Tuesday, January 6, 2009

Are Intel and Adobe Killing Video Podcasts?

image Caught a story Tuesday afternoon from NewTeeVee that, as Chris Albrecht put it, could be one of the dominant stories for 2009 in web technology if people pay attention and all the dominoes fall the right way.

The crux of it is technology announced Tuesday by Intel and Adobe that brings web video to the livingroom in a seamless way:

Intel and Adobe announced today that they are collaborating to bring Flash to the Intel CE 3100 Media Processor, a move the two companies say would provide a better, more seamless web video viewing experience on your HDTV. The new Flash-enabled chips are set to roll out before the middle of the year and will be found in CE 3100-based cable set-top boxes, Blu-ray disc players, digital TVs and other AV devices.

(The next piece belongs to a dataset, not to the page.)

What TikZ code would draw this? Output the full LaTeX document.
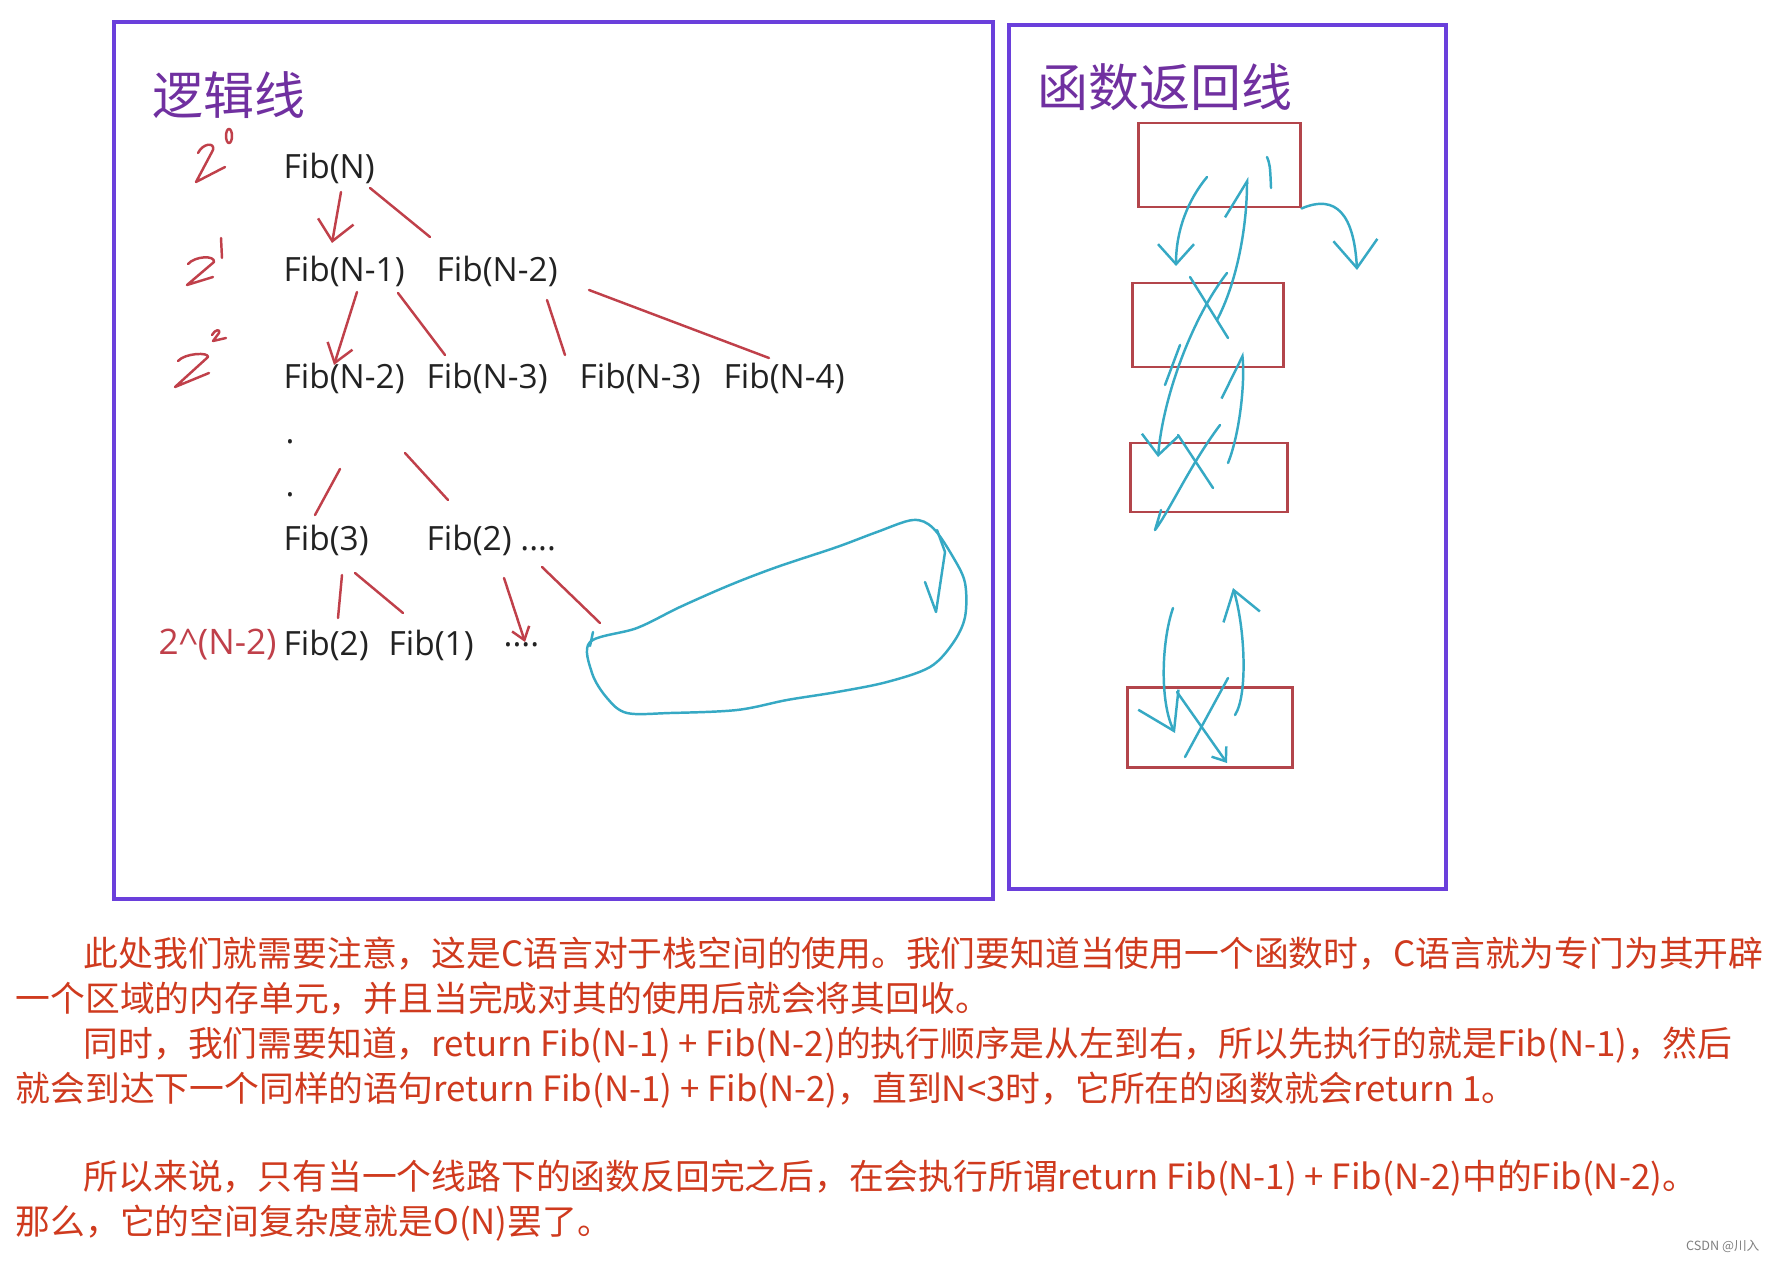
\documentclass[tikz,border=0pt]{standalone}
\usepackage{fontspec}
\setmainfont{Open Sans}
\newfontfamily\cjk{Noto Sans CJK SC}
\usepackage{tikz}
\usetikzlibrary{arrows.meta}
\usepackage{xcolor}
\definecolor{fframe}{HTML}{6A3FDB}
\definecolor{ftitle}{HTML}{7030A0}
\definecolor{fred}{HTML}{C0404A}
\definecolor{fblue}{HTML}{36A9C4}
\definecolor{fbox}{HTML}{B3454B}
\definecolor{fnote}{HTML}{CF3A1E}
\definecolor{fink}{HTML}{222222}
\tikzset{
  panel/.style   = {draw=fframe, line width=1.1pt},
  title/.style   = {ftitle, font=\cjk\fontsize{14.5}{17}\selectfont,
                    anchor=west, inner sep=0pt},
  fib/.style     = {fink, font=\fontsize{9.5}{11}\selectfont, anchor=west,
                    inner sep=0pt},
  redpen/.style  = {fred, line width=0.7pt, line cap=round, line join=round},
  bluepen/.style = {fblue, line width=0.7pt, line cap=round, line join=round},
  vtip/.style    = {-{Straight Barb[length=2mm, width=3.6mm]}},
  stack/.style   = {draw=fbox, line width=0.85pt, rectangle, inner sep=0pt},
  note/.style    = {fnote, font=\cjk\fontsize{9.9}{12}\selectfont,
                    anchor=west, inner sep=0pt},
}

\begin{document}
\begin{tikzpicture}[x=1cm, y=-1cm]
\fill[white] (0,0) rectangle (17.68,12.62);
\useasboundingbox (0,0) rectangle (17.68,12.62);
% ---- panels ----
\draw[panel] (1.14,0.22) rectangle (9.93,8.99);
\draw[panel] (10.09,0.25) rectangle (14.46,8.89);
\node[title] (tLogic)  at (1.52,0.95) {逻辑线};
\node[title] (tReturn) at (10.37,0.87) {函数返回线};
% ---- level marks ----
\draw[redpen] (1.98,1.53) .. controls (2.03,1.43) and (2.15,1.42) .. (2.13,1.50)
              -- (1.96,1.82) -- (2.25,1.67);
\draw[redpen] (2.29,1.36) ellipse (0.03 and 0.07);
\draw[redpen] (1.88,2.64) .. controls (1.95,2.56) and (2.15,2.55) .. (2.14,2.62)
              -- (1.87,2.85) -- (2.13,2.77);
\draw[redpen] (2.21,2.38) -- (2.22,2.58);
\draw[redpen] (1.78,3.61) .. controls (1.85,3.53) and (2.09,3.52) .. (2.08,3.57)
              -- (1.75,3.87) -- (2.09,3.73);
\draw[redpen] (2.12,3.35) .. controls (2.15,3.29) and (2.21,3.29) .. (2.19,3.33)
              -- (2.13,3.41) -- (2.26,3.38);
% ---- call tree ----
\node[fib] (fN)   at (2.83,1.68) {Fib(N)};
\node[fib] (fN1)  at (2.83,2.71) {Fib(N-1)};
\node[fib] (fN2a) at (4.36,2.71) {Fib(N-2)};
\node[fib] (fN2b) at (2.83,3.78) {Fib(N-2)};
\node[fib] (fN3a) at (4.26,3.78) {Fib(N-3)};
\node[fib] (fN3b) at (5.79,3.78) {Fib(N-3)};
\node[fib] (fN4)  at (7.23,3.78) {Fib(N-4)};
\node[fib] (dotA) at (2.85,4.42) {.};
\node[fib] (dotB) at (2.85,4.95) {.};
\node[fib] (f3)   at (2.83,5.40) {Fib(3)};
\node[fib] (f2a)  at (4.26,5.40) {Fib(2) ....};
\node[fib] (f2b)  at (2.83,6.45) {Fib(2)};
\node[fib] (f1)   at (3.88,6.45) {Fib(1)};
\node[fib] (tail) at (5.03,6.45) {....};
\node[fib, fred, font=\fontsize{10}{12}\selectfont] (lvl) at (1.58,6.45)
     {2\textasciicircum(N-2)};
\coordinate (loop) at (5.90,6.42);
\draw[redpen, vtip] ([shift={(0.58,0.24)}]fN.west)
                    -- ([shift={(0.49,-0.28)}]fN1.west);
\draw[redpen] ([shift={(0.87,0.20)}]fN.west) -- ([shift={(-0.06,-0.34)}]fN2a.west);
\draw[redpen, -{Straight Barb[length=1.8mm, width=2.6mm]}]
      ([shift={(0.74,0.21)}]fN1.west) -- ([shift={(0.51,-0.13)}]fN2b.west);
\draw[redpen] ([shift={(1.15,0.22)}]fN1.west) -- ([shift={(0.19,-0.23)}]fN3a.west);
\draw[redpen] ([shift={(1.11,0.29)}]fN2a.west) -- ([shift={(-0.14,-0.23)}]fN3b.west);
\draw[redpen] ([shift={(1.53,0.19)}]fN2a.west) -- ([shift={(0.46,-0.20)}]fN4.west);
\draw[redpen] ([shift={(0.55,0.27)}]dotA.west) -- ([shift={(0.32,-0.25)}]f3.west);
\draw[redpen] ([shift={(1.20,0.11)}]dotA.west) -- ([shift={(0.22,-0.40)}]f2a.west);
\draw[redpen] ([shift={(0.59,0.35)}]f3.west) -- ([shift={(0.55,-0.27)}]f2b.west);
\draw[redpen] ([shift={(0.72,0.33)}]f3.west) -- ([shift={(0.15,-0.32)}]f1.west);
\draw[redpen, -{Straight Barb[length=1.2mm, width=1.8mm]}]
      ([shift={(0.78,0.38)}]f2a.west) -- ([shift={(0.22,-0.03)}]tail.west);
\draw[redpen] ([shift={(1.16,0.27)}]f2a.west) -- ([shift={(0.10,-0.19)}]loop);
% ---- return loop ----
\draw[bluepen] plot[smooth cycle, tension=0.55] coordinates {
  (5.90,6.42) (6.37,6.28) (6.80,6.07) (7.30,5.85) (7.77,5.67) (8.37,5.47)
  (8.77,5.32) (9.13,5.20) (9.33,5.28) (9.53,5.57) (9.65,5.83) (9.65,6.17)
  (9.53,6.43) (9.30,6.67) (8.87,6.82) (8.37,6.92) (7.87,7.00) (7.37,7.10)
  (6.70,7.13) (6.27,7.13) (6.07,6.98) (5.92,6.73)};
\draw[bluepen] (9.37,5.30) -- (9.45,5.52) -- (9.36,6.12) -- (9.25,5.82);
\draw[bluepen] (5.93,6.32) -- (5.90,6.46);
% ---- stack frames ----
\node[stack, minimum width=1.62cm, minimum height=0.84cm] (boxA) at (12.19,1.65) {};
\node[stack, minimum width=1.51cm, minimum height=0.84cm] (boxB) at (12.075,3.25) {};
\node[stack, minimum width=1.57cm, minimum height=0.69cm] (boxC) at (12.085,4.775) {};
\node[stack, minimum width=1.65cm, minimum height=0.80cm] (boxD) at (12.095,7.27) {};
% calls going down
\draw[bluepen, vtip] ([shift={(-0.12,0.12)}]boxA.center)
      .. controls +(-0.19,0.23) and +(0,-0.36) .. ([shift={(-0.315,-0.59)}]boxB.center);
\draw[bluepen, vtip] ([shift={(0.195,-0.52)}]boxB.center)
      .. controls +(-0.35,0.45) and +(0.05,-0.6) .. ([shift={(-0.505,-0.205)}]boxC.center);
\draw[bluepen, -{Straight Barb[length=3.5mm, width=4.5mm]}]
      ([shift={(-0.365,-1.19)}]boxD.center)
      .. controls +(-0.12,0.35) and +(-0.15,-0.3) .. ([shift={(-0.345,0.06)}]boxD.center);
% returns going up
\draw[bluepen, -{Straight Barb[left, length=3.6mm, width=4.4mm]}]
      ([shift={(0.095,-0.05)}]boxB.center)
      .. controls +(0.20,-0.38) and +(0,0.5) .. ([shift={(0.28,0.12)}]boxA.center);
\draw[bluepen, -{Straight Barb[left, length=4mm, width=5mm]}]
      ([shift={(0.195,-0.145)}]boxC.center)
      .. controls +(0.12,-0.3) and +(0.03,0.3) .. ([shift={(0.345,0.27)}]boxB.center);
\draw[bluepen, -{Straight Barb[length=2.8mm, width=3.8mm]}]
      ([shift={(0.255,-0.12)}]boxD.center)
      .. controls +(0.13,-0.2) and +(0.12,0.4) .. ([shift={(0.235,-1.39)}]boxD.center);
\draw[bluepen, -{Straight Barb[length=2.8mm, width=4.4mm]}] (boxA.south east)
      .. controls +(0.35,-0.15) and +(-0.03,-0.55) .. ([shift={(1.38,1.05)}]boxA.center);
\draw[bluepen] (12.67,1.57) .. controls (12.70,1.65) .. (12.71,1.88);
% crosses
\draw[bluepen] ([shift={(-0.175,-0.48)}]boxB.center) -- ([shift={(0.205,0.13)}]boxB.center);
\draw[bluepen] (11.80,3.45) -- (11.65,3.85);
\draw[bluepen] ([shift={(-0.305,-0.425)}]boxC.center) -- ([shift={(0.045,0.105)}]boxC.center);
\draw[bluepen] ([shift={(0.115,-0.525)}]boxC.center)
      .. controls +(-0.3,0.4) and +(0.15,-0.2) .. ([shift={(-0.535,0.525)}]boxC.center)
      -- ++(0.06,-0.2);
\draw[bluepen, -{Straight Barb[length=1.2mm, width=1.8mm]}]
      ([shift={(-0.325,-0.35)}]boxD.center) -- ([shift={(0.175,0.36)}]boxD.center);
\draw[bluepen] ([shift={(0.185,-0.49)}]boxD.center) -- ([shift={(-0.245,0.30)}]boxD.center);
% ---- notes ----
\node[note] (p1) at (0.83,9.54)
  {此处我们就需要注意，这是C语言对于栈空间的使用。我们要知道当使用一个函数时，C语言就为专门为其开辟};
\node[note] (p2) at (0.15,9.99)
  {一个区域的内存单元，并且当完成对其的使用后就会将其回收。};
\node[note] (p3) at (0.83,10.45)
  {同时，我们需要知道，return Fib(N-1) + Fib(N-2)的执行顺序是从左到右，所以先执行的就是Fib(N-1)，然后};
\node[note] (p4) at (0.15,10.90)
  {就会到达下一个同样的语句return Fib(N-1) + Fib(N-2)，直到N<3时，它所在的函数就会return 1。};
\node[note] (p5) at (0.83,11.78)
  {所以来说，只有当一个线路下的函数反回完之后，在会执行所谓return Fib(N-1) + Fib(N-2)中的Fib(N-2)。};
\node[note] (p6) at (0.15,12.23)
  {那么，它的空间复杂度就是O(N)罢了。};
\node[gray, font=\cjk\fontsize{3.6}{4}\selectfont, anchor=east, inner sep=0pt]
     (mark) at (17.60,12.46) {CSDN @川入};
\end{tikzpicture}
\end{document}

The idea here is that the TV itself (not the TV plus a box plugged into your TV) becomes the platform itself. Widgets run on it, web video runs on it, and you just plug it into the ‘Net and watch it go.

It sorta makes me question the technology I’ve been harping on for ages now, and gravely emphasizes the fact that I need to start reading up on this new technology to determine exactly how widespread, common and disruptive this will be.

I’ve been preaching the word of Media RSS and podcasting for as long as people have been putting MP4s in RSS enclosure tags. For me, it was the only technology neutral way to prepare for your content being widely distributed into the mainstream.

It now appears that I may be wrong, or at least that this new technology may rise to dominance (and even eclipse video podcasting) before video podcasting has a chance to take root.

Who here has read up on this stuff?  As you know, my connection has been sort of dimmed lately, so I haven’t had a chance to do all the research I’d like.  I’m going to get on it, but in the meantime, what do you know about this?